[Rspamd-Users] First Time: DKIM Signing Only

Gerald Galster list+rspamd at gcore.biz
Wed Jan 24 23:21:28 UTC 2024


>> "dkim_signing", "sign_networks", ... are just names you can choose:
>> 
>> settings {
>>   foobar {
>>     authenticated = true;
>>     apply {
>>       symbols_enabled = ["DKIM_SIGNED"];
>>       flags = ["skip_process"];
>>     }
>>   }
>> }
>> 
>> Here "foobar" is the name for a user setting that matches authenticated connections (sasl_username in postfix).
>> Then it enables DKIM_SIGNED only and skips spam processing.
>> 
>> If you replace "authenticated = true;" with "ip = ["10.0.0.0/8"];" then "foobar" will DKIM sign an email delivered by e.g. 10.0.0.1, no sasl auth needed.
>> 
>> So it's just a name for a user setting that defines which emails are to be dkim signed.
> 
> That is definitely helpful. A few things I am still unclear on.
> 
> * Is it up to me to figure out through settings which messages are
>   outbound and hence need to be DKIM signed? In order to process

The example above is primarily to enable dkim signing and disabling
*all other* spamchecks.

See: https://rspamd.com/doc/modules/dkim_signing.html#principles-of-operation
"In order to be eligible for signing, an email must either be received from an
authenticated user, a reserved (local) IP address, ..."

If rspamd receives an email via milter from postfix that a user sent after
sasl authentification, then rspamd will see that information on the milter
connection and consider the mail eligible for dkim signing if
"sign_authenticated = true;" in dkim_signing.conf.

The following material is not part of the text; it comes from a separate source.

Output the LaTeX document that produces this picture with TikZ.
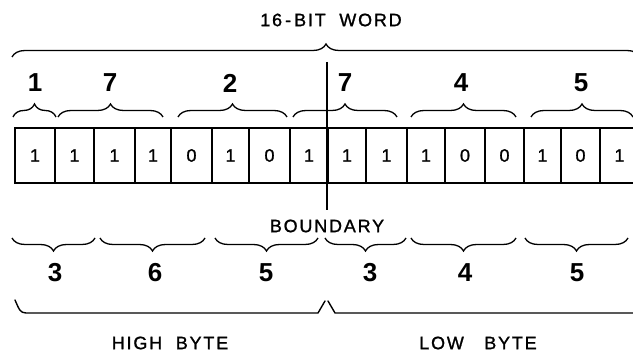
\documentclass[tikz,border=0pt]{standalone}
\usepackage{fontspec}
\setmainfont{Liberation Sans}
\newfontfamily\leroy[FakeBold=1.2]{Liberation Sans}
\usetikzlibrary{decorations.pathreplacing}
\begin{document}
\begin{tikzpicture}[x=1pt,y=-1pt,
  bracedeco/.style={decorate,decoration={brace,amplitude=13pt},line width=1.3pt},
  cellbox/.style={draw,line width=1.7pt,minimum height=55pt,inner sep=0pt,
    font=\leroy\fontsize{18}{18}\selectfont},
  bignum/.style={font=\fontsize{26}{26}\selectfont\bfseries},
  lab/.style={font=\leroy\fontsize{18}{18}\selectfont\addfontfeature{LetterSpace=10}},
  rule/.style={line width=1.4pt,line join=round,line cap=round}]
\path[use as bounding box] (0,0) rectangle (633,355);
\clip (0,0) rectangle (633,355);
\fill[white] (0,0) rectangle (633,355);
% cells
\foreach \a/\b/\v [count=\i] in {15/55/1,55/94/1,94/135/1,135/171/1,171/212/0,212/249/1,249/290/0,290/328/1,
  328/366/1,366/407/1,407/445/1,445/485/0,485/524/0,524/561/1,561/600/0,600/639/1}
  \node[cellbox,minimum width={\b-\a}] (c\i) at ({(\a+\b)/2},155.5) {\v};
% boundary
\coordinate (btop) at (327,62);
\coordinate (bbot) at (327,210);
\draw[line width=1.7pt] (btop) -- (bbot);
\node[lab] (boundary) at (327,226) {BOUNDARY};
% top label and big brace
\node[lab] (word) at (331,20) {16\,-\,BIT\ \ WORD};
\coordinate (wl) at (12,57);
\coordinate (wr) at (640,57);
\draw[bracedeco] (wl) -- (wr);
% top small braces and octal digits
\foreach \a/\b [count=\i] in {13/56,58/163,178/287,293/397,411/516,531/633}{
  \coordinate (ta\i) at (\a,117);
  \coordinate (tb\i) at (\b,117);
  \draw[bracedeco] (ta\i) -- (tb\i);
}
\node[bignum] (t1) at (35,83) {1};
\node[bignum] (t2) at (110,83) {7};
\node[bignum] (t3) at (230,83) {2};
\node[bignum] (t4) at (345,83) {7};
\node[bignum] (t5) at (461,83) {4};
\node[bignum] (t6) at (581,83) {5};
% bottom small braces
\foreach \a/\b [count=\i] in {12/95,100/205,215/318,325/406,411/516,525/628}{
  \coordinate (ba\i) at (\a,238);
  \coordinate (bb\i) at (\b,238);
  \draw[bracedeco] (bb\i) -- (ba\i);
}
\node[bignum] (b1) at (55,273) {3};
\node[bignum] (b2) at (155,273) {6};
\node[bignum] (b3) at (266,273) {5};
\node[bignum] (b4) at (370,273) {3};
\node[bignum] (b5) at (465,273) {4};
\node[bignum] (b6) at (577,273) {5};
% byte brackets
\coordinate (h1) at (15,300);
\coordinate (h2) at (318,313);
\coordinate (l1) at (328,301);
\draw[rule] (h1) .. controls (19,309) and (20,313) .. (26,313) -- (h2) -- (325,301);
\draw[rule] (l1) -- (335,313) -- (640,313);
\node[lab] (high) at (170,343) {HIGH\ \ BYTE};
\node[lab] (low) at (478,343) {LOW\ \ \ BYTE};
\end{tikzpicture}
\end{document}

An email received from e.g. amazon is not sasl_authenticated and is not
received from a local ip and will therefore not be signed.

>   outbound messages, the doc says to specify rspamd in both
>   smtpd_milters and non_smtpd_milters, which IIUC means all messages
>   go through rpsamd. Some of those ultimately go to local delivery,

smtpd_milters is for emails received via smtp connections, that means
sockets on port 25, 587 ...

non_smtpd_milters is for emails received by calling the /usr/sbin/sendmail
binary or from a queue file (pickup)

Cron-Mails or PHP-scripts using the mail() function are typically using
/usr/sbin/sendmail and won't be dkim-signed if non_smtpd_milters is unset. 

>   while others will be sent out. The ARC and DKIM Signing modules'
>   docs list a number of conditions they consider before signing,
>   although they don't explicitly mention that the message must be
>   heading outbound. Is it possible these already provide most of the
>   filtering required?

Yes. 

>     o [I will definitely be using settings to limit what is signed
>       during testing!]
> * If it is up to me, is there a standard recipe to identify outbound mail?

For dkim-signing replace outbound with authenticated. The direction does
not matter but usually only authenticated users can send emails, so
dkim-signed mails are usually outbound.

> * Since I am not currently interested in spam filtering or anti-virus,
>   I would like to disable just about everything on any messages that
>   are not outbound. If there is a recipe to identify what does need
>   signing

I can't tell, this depends on your setup. You could set sign_authenticated
to false and sign_local to false in dkim_signing.conf and enable it
for select ip addresses only (sign_networks ...).